Having participated in the Akwaaba Africa Travel Market for the first in 2015, Dubai Tourism seems determined to solidify its presence on the platform and by extension the African travel market. Unlike in 2015 when it participated with five companies, this year’s Akwaaba saw 10 different organisations from Dubai exhibit at the three-day travel market held at the Eko hotel & Suites, Vitoria Island, Lagos, with Dubai winning Best Stand Award at the trade show.
However, with Nigeria representing 56 per cent of total visitation from Africa to Dubai, the trend is clearly understandable.
“We are back again and we will continue to come back as long as Nigeria and West Africa in general continue to be interested in Dubai. Each time we come back, we bring new tour operators and companies with us; we have new things to tell you guys about new things that have opened up in Dubai since the one year that we were last year,” Stella Obinwa, Regional Director Africa for Dubai Tourism said.
The African continent continues to be a strong source market for visitors to Dubai. Nigeria, in particular, was amongst the top 20 source markets in 2015, with more than 127,000 overnight visitors arriving in the city. Strengthening its place as the preferred destination for African travellers, Dubai Tourism aims to use Africa’s premier travel trade show as a platform to showcase Dubai’s ever-expanding family entertainment venues and retail sector.
Alongside officials of Dubai Tourism at 2016 Akwaaba were representatives from Dubai Immigrations, Emirates Airline and IMG Worlds of Adventure, the world’s largest indoor theme park. There were a few of Dubai’s biggest tour companies and DMCs; Red Apple, North Tours, Alpha tours, Rena Tours and Arabian Falcon Holidays, the largest timeshare company in the Middle East. Incidentally, over 60 per cent of Arabian Falcon’s customers are Nigerian; they are very vested in the Nigerian market.
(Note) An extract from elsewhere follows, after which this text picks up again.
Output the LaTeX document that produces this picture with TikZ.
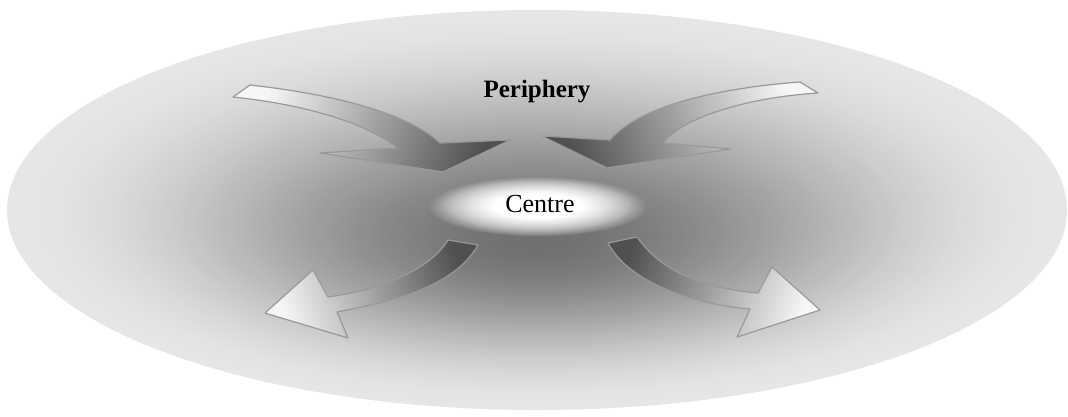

“Last year, I think we had five companies with us at Akwaaba and this year, we had 10. I think it has a lot to do with the investment they saw that the others benefited when they came. Also, remember last year was the first time Dubai Tourism stepped out into Africa to do something, so, everyone was a little bit scared and hesitant. But now, they are gaining more and more confidence and they do more and more with us,” Obinwa noted.
On the importance of a platform such as Akwaaba Africa Travel Market to Dubai as a leading destination, she observed, “you would find that the higher echelon, they have an opportunity to go wherever they want in the world, but they have certain perception of Dubai. B
ut since coming to Akwaaba and letting the average travel agency know that they too can have access to book their customers to Dubai, we’ve seen an upsurge in the clientele from the very wealthy and also the youth; the youth now know it’s affordable. There’s this perception of Dubai being about luxury and everything is expensive; that’s not the case. So, since coming to Akwaaba, the companies have been able to meet the travel agents one on one,” she said.
Though the economic situation in Nigeria has impacted on the visitation numbers and revenue of Dubai, the agency remains committed to the Nigerian market.
“A lot of the luxury hotels that are used to having Nigerian clientele are asking, ‘when are the Nigerians coming back? Nigerians are big spenders, so, when you lose one, you lose a hefty chunk. It’s a cycle; every country goes through recession, economic changes and you just have to be able to ride it out and stay relevant in the market so that when things are good, they will remember and come to visit you,” Obinwa said.